Retype the data exactly, from its first line to the line containing "from matplotlib.lines import Line2D", including both, and skip any picture.
===== DATA EXCERPT
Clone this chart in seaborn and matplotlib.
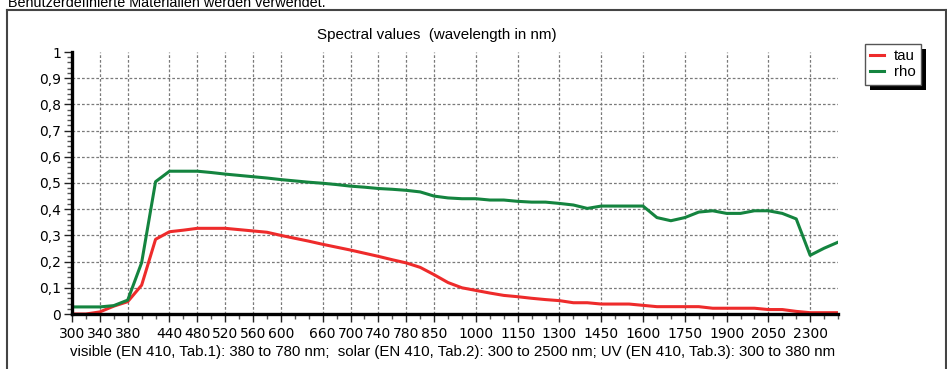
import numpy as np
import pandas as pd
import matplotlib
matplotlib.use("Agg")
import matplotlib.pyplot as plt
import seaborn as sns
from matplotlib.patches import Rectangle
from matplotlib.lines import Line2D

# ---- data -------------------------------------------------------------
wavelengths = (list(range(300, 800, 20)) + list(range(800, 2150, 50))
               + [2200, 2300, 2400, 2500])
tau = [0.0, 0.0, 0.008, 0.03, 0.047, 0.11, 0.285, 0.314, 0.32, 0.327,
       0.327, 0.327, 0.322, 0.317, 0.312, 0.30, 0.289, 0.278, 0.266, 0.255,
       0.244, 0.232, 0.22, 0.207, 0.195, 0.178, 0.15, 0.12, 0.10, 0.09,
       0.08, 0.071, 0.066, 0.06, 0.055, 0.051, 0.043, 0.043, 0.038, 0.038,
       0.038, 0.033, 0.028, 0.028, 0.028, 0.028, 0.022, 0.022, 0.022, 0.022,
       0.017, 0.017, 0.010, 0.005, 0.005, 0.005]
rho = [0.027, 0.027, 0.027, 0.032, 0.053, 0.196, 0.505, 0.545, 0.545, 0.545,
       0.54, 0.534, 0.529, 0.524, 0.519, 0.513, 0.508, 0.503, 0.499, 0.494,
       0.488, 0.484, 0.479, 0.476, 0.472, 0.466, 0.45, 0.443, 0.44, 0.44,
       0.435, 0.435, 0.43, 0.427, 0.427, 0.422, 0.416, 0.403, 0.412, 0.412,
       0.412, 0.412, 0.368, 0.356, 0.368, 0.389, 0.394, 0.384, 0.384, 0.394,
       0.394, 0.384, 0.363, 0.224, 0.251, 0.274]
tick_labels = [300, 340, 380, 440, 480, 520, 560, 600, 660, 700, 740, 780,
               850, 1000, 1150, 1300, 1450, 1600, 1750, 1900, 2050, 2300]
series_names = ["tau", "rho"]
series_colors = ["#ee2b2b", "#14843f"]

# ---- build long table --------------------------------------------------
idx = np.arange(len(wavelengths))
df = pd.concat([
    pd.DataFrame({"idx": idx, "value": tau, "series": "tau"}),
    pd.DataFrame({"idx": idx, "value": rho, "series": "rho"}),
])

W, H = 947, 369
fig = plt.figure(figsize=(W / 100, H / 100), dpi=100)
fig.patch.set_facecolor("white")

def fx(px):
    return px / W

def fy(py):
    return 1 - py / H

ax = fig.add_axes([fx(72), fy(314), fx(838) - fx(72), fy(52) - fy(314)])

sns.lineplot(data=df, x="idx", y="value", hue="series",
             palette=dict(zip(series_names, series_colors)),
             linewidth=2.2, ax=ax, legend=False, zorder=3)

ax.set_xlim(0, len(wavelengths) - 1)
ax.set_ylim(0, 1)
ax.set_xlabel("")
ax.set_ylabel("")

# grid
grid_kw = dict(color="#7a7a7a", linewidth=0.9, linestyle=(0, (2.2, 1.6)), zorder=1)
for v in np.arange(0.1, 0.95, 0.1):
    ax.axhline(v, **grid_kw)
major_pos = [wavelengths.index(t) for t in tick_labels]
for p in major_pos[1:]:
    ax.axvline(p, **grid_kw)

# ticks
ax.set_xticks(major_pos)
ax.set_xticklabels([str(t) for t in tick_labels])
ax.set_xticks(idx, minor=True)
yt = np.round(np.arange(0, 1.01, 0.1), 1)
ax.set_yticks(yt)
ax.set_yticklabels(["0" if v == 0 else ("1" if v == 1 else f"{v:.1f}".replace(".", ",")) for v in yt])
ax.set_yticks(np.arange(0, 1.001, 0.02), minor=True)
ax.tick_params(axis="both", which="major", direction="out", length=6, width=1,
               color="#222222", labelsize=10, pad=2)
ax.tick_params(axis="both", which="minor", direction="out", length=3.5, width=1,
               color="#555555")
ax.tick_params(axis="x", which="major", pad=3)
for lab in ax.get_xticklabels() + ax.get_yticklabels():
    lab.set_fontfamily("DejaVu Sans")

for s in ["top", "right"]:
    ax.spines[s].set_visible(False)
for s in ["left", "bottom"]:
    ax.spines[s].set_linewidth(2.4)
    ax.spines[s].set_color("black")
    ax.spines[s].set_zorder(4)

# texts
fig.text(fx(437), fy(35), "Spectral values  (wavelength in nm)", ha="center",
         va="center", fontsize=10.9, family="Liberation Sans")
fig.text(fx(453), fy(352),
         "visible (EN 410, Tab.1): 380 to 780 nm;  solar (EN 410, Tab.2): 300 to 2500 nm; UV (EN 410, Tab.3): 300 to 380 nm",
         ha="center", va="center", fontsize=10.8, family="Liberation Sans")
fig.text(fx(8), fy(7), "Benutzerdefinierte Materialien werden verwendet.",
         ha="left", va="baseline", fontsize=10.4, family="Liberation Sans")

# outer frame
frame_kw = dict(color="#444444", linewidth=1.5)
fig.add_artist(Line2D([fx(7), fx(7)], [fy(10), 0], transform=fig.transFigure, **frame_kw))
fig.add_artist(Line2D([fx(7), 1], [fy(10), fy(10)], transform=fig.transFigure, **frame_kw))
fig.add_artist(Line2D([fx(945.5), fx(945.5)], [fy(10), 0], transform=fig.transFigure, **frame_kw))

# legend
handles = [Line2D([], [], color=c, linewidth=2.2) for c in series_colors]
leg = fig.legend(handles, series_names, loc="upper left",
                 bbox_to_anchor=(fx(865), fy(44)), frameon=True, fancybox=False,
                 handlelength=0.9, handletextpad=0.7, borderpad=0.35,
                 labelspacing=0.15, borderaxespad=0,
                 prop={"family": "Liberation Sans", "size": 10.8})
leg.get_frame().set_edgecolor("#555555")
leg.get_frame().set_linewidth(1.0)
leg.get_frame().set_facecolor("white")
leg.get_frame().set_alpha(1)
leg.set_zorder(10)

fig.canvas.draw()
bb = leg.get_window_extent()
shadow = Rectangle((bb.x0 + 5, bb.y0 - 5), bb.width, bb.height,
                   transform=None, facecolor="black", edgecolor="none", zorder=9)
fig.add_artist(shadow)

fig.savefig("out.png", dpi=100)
==========
▸ THE SOLUTION:
Clone this chart in seaborn and matplotlib.
import numpy as np
import pandas as pd
import matplotlib
matplotlib.use("Agg")
import matplotlib.pyplot as plt
import seaborn as sns
from matplotlib.patches import Rectangle
from matplotlib.lines import Line2D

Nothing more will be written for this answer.